◆ RECORDED INFORMATION:

****************

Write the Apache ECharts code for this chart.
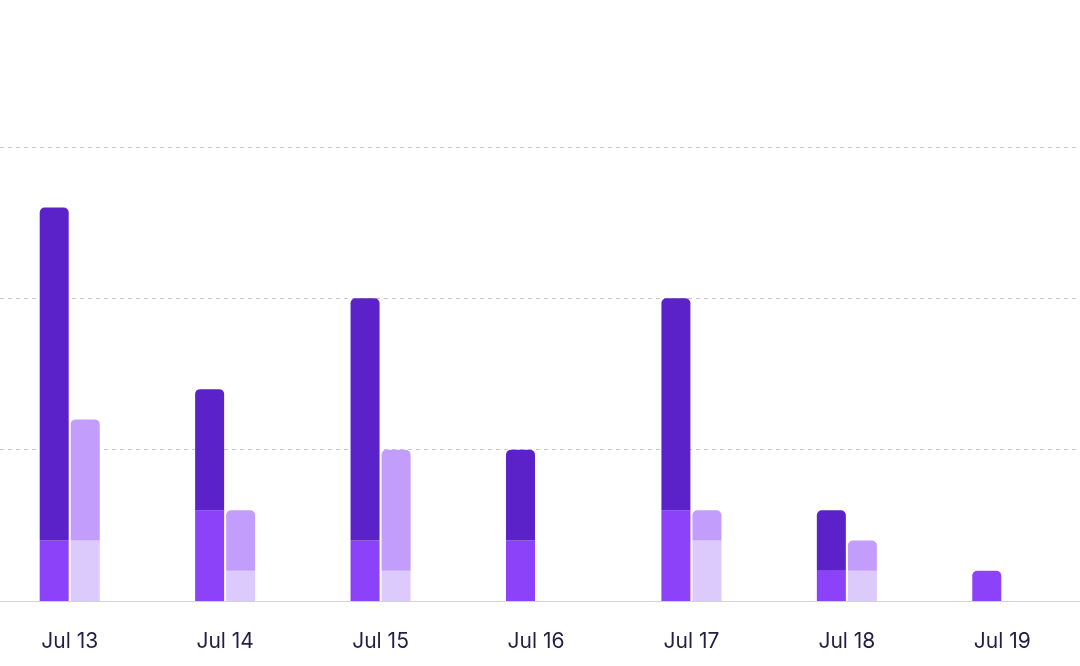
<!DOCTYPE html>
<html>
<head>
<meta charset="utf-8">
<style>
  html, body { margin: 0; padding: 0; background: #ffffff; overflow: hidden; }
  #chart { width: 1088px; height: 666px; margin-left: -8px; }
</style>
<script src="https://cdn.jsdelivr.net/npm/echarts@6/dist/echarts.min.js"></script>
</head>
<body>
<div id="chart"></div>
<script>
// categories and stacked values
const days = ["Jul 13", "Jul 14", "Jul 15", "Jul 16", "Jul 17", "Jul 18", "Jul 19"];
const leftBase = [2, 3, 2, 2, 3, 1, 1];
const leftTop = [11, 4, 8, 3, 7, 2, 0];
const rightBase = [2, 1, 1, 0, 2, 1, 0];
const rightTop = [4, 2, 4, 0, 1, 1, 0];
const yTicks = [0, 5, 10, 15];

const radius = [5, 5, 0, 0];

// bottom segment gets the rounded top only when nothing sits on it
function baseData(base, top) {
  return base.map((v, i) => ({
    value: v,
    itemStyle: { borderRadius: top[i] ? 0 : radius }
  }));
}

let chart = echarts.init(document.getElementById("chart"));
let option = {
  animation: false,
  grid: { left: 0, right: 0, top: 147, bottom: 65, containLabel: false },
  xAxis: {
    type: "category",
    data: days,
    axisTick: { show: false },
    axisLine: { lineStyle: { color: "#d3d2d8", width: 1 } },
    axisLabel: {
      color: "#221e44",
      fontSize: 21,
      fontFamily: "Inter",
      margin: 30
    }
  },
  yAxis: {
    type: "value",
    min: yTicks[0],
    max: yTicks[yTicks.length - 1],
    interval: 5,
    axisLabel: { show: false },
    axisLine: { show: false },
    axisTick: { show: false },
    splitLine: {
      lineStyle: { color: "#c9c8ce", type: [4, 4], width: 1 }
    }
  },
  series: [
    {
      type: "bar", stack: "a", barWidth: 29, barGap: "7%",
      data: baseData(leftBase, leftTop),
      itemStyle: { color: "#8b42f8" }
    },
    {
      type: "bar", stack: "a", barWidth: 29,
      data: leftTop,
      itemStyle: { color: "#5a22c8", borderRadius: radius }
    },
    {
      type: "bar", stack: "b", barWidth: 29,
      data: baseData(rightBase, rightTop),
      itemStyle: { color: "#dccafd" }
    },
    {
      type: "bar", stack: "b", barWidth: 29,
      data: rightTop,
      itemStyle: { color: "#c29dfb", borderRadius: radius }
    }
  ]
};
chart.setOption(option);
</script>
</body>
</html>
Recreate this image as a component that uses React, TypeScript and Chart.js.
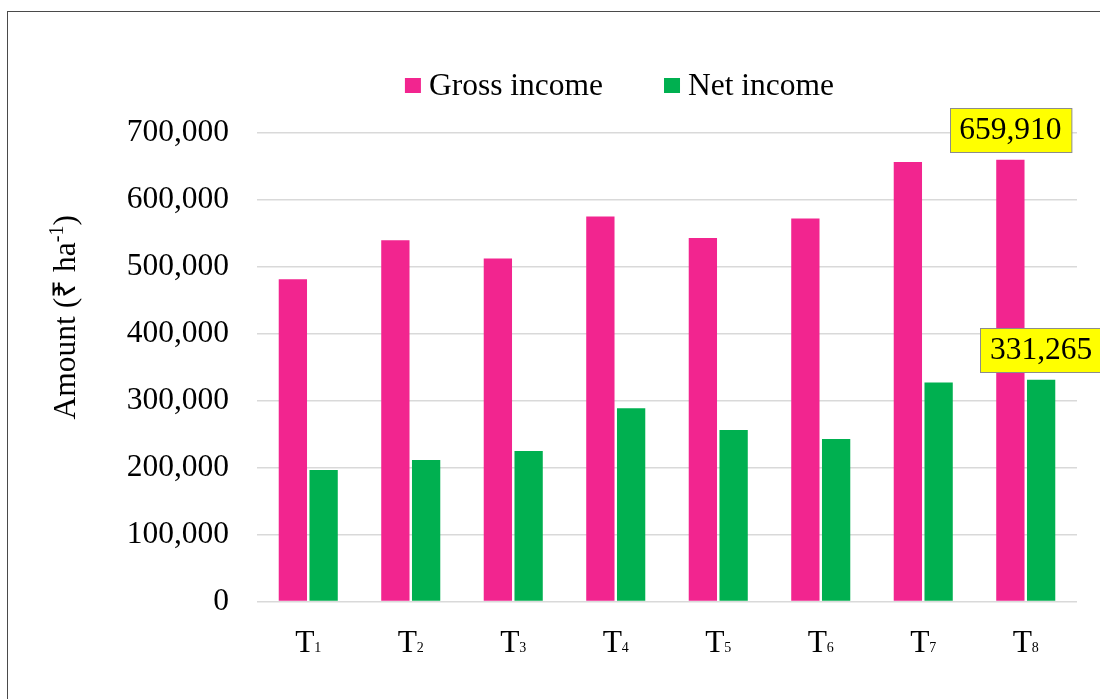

****************

◆ EXERCISE DESCRIPTION: Across the records, count the lines holding the string "this". Give the number and stop.

◆ RESULT OF THE EXERCISE: 2